- [REQUIREMENTS] An exact copy of all the data is required, with pictures left out.

BEGIN SOURCE DATA

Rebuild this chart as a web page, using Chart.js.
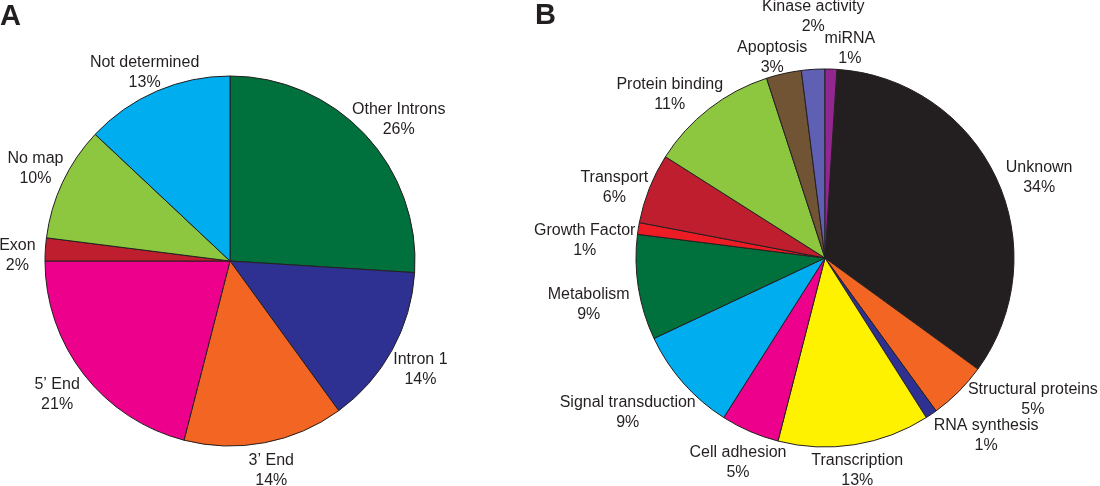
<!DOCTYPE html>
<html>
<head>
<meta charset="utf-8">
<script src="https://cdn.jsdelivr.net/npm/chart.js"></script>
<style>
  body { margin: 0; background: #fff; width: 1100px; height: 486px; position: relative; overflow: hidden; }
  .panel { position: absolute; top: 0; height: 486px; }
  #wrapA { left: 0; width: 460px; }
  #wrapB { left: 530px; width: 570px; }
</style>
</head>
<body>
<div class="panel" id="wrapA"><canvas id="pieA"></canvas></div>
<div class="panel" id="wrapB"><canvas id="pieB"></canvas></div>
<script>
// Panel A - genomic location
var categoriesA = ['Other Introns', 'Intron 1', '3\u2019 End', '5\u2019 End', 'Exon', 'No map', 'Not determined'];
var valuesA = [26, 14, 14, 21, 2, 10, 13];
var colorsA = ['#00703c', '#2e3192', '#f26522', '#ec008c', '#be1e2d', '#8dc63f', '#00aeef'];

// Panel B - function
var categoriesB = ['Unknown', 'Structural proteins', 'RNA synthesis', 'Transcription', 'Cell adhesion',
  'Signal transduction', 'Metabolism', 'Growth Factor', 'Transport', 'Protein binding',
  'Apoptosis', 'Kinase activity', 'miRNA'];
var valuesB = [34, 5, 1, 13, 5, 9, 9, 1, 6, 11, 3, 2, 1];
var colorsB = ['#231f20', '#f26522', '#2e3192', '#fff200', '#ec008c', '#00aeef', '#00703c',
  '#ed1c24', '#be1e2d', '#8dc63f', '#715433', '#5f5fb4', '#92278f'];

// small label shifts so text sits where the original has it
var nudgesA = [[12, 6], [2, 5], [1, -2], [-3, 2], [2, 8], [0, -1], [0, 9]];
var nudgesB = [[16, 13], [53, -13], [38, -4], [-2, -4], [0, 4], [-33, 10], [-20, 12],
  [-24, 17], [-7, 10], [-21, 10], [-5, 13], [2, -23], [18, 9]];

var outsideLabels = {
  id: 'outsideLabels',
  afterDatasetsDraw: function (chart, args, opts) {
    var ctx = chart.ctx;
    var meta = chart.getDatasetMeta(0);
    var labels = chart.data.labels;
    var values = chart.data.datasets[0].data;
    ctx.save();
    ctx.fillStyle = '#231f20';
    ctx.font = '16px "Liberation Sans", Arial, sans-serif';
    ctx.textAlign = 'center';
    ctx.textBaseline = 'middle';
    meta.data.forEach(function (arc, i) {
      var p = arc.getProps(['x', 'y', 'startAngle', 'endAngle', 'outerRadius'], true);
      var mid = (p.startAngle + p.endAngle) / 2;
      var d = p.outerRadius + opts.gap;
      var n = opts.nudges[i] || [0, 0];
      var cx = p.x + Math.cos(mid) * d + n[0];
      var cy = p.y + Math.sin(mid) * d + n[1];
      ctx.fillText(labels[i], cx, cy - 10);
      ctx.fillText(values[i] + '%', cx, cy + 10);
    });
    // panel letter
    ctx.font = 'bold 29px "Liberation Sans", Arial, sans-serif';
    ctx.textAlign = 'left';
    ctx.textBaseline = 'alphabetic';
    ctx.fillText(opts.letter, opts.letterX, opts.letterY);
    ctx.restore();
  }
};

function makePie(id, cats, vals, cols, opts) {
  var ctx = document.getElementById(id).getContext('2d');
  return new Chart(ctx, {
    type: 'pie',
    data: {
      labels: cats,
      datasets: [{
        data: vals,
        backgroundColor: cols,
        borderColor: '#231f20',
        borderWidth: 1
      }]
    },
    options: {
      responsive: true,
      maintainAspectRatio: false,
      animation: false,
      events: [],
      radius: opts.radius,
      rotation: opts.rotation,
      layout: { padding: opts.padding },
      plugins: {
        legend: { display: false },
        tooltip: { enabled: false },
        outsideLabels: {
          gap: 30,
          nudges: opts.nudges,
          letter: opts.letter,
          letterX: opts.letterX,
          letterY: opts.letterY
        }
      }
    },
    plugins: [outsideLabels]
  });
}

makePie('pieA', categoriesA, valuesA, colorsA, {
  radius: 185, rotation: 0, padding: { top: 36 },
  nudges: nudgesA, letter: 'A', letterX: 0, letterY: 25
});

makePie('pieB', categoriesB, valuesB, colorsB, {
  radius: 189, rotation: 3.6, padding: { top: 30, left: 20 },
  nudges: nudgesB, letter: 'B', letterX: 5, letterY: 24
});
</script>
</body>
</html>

END SOURCE DATA

- [ANSWER TO THE TASK]
Rebuild this chart as a web page, using Chart.js.
<!DOCTYPE html>
<html>
<head>
<meta charset="utf-8">
<script src="https://cdn.jsdelivr.net/npm/chart.js"></script>
<style>
  body { margin: 0; background: #fff; width: 1100px; height: 486px; position: relative; overflow: hidden; }
  .panel { position: absolute; top: 0; height: 486px; }
  #wrapA { left: 0; width: 460px; }
  #wrapB { left: 530px; width: 570px; }
</style>
</head>
<body>
<div class="panel" id="wrapA"><canvas id="pieA"></canvas></div>
<div class="panel" id="wrapB"><canvas id="pieB"></canvas></div>
<script>
// Panel A - genomic location
var categoriesA = ['Other Introns', 'Intron 1', '3\u2019 End', '5\u2019 End', 'Exon', 'No map', 'Not determined'];
var valuesA = [26, 14, 14, 21, 2, 10, 13];
var colorsA = ['#00703c', '#2e3192', '#f26522', '#ec008c', '#be1e2d', '#8dc63f', '#00aeef'];

// Panel B - function
var categoriesB = ['Unknown', 'Structural proteins', 'RNA synthesis', 'Transcription', 'Cell adhesion',
  'Signal transduction', 'Metabolism', 'Growth Factor', 'Transport', 'Protein binding',
  'Apoptosis', 'Kinase activity', 'miRNA'];
var valuesB = [34, 5, 1, 13, 5, 9, 9, 1, 6, 11, 3, 2, 1];
var colorsB = ['#231f20', '#f26522', '#2e3192', '#fff200', '#ec008c', '#00aeef', '#00703c',
  '#ed1c24', '#be1e2d', '#8dc63f', '#715433', '#5f5fb4', '#92278f'];

// small label shifts so text sits where the original has it
var nudgesA = [[12, 6], [2, 5], [1, -2], [-3, 2], [2, 8], [0, -1], [0, 9]];
var nudgesB = [[16, 13], [53, -13], [38, -4], [-2, -4], [0, 4], [-33, 10], [-20, 12],
  [-24, 17], [-7, 10], [-21, 10], [-5, 13], [2, -23], [18, 9]];

var outsideLabels = {
  id: 'outsideLabels',
  afterDatasetsDraw: function (chart, args, opts) {
    var ctx = chart.ctx;
    var meta = chart.getDatasetMeta(0);
    var labels = chart.data.labels;
    var values = chart.data.datasets[0].data;
    ctx.save();
    ctx.fillStyle = '#231f20';
    ctx.font = '16px "Liberation Sans", Arial, sans-serif';
    ctx.textAlign = 'center';
    ctx.textBaseline = 'middle';
    meta.data.forEach(function (arc, i) {
      var p = arc.getProps(['x', 'y', 'startAngle', 'endAngle', 'outerRadius'], true);
      var mid = (p.startAngle + p.endAngle) / 2;
      var d = p.outerRadius + opts.gap;
      var n = opts.nudges[i] || [0, 0];
      var cx = p.x + Math.cos(mid) * d + n[0];
      var cy = p.y + Math.sin(mid) * d + n[1];
      ctx.fillText(labels[i], cx, cy - 10);
      ctx.fillText(values[i] + '%', cx, cy + 10);
    });
    // panel letter
    ctx.font = 'bold 29px "Liberation Sans", Arial, sans-serif';
    ctx.textAlign = 'left';
    ctx.textBaseline = 'alphabetic';
    ctx.fillText(opts.letter, opts.letterX, opts.letterY);
    ctx.restore();
  }
};

function makePie(id, cats, vals, cols, opts) {
  var ctx = document.getElementById(id).getContext('2d');
  return new Chart(ctx, {
    type: 'pie',
    data: {
      labels: cats,
      datasets: [{
        data: vals,
        backgroundColor: cols,
        borderColor: '#231f20',
        borderWidth: 1
      }]
    },
    options: {
      responsive: true,
      maintainAspectRatio: false,
      animation: false,
      events: [],
      radius: opts.radius,
      rotation: opts.rotation,
      layout: { padding: opts.padding },
      plugins: {
        legend: { display: false },
        tooltip: { enabled: false },
        outsideLabels: {
          gap: 30,
          nudges: opts.nudges,
          letter: opts.letter,
          letterX: opts.letterX,
          letterY: opts.letterY
        }
      }
    },
    plugins: [outsideLabels]
  });
}

makePie('pieA', categoriesA, valuesA, colorsA, {
  radius: 185, rotation: 0, padding: { top: 36 },
  nudges: nudgesA, letter: 'A', letterX: 0, letterY: 25
});

makePie('pieB', categoriesB, valuesB, colorsB, {
  radius: 189, rotation: 3.6, padding: { top: 30, left: 20 },
  nudges: nudgesB, letter: 'B', letterX: 5, letterY: 24
});
</script>
</body>
</html>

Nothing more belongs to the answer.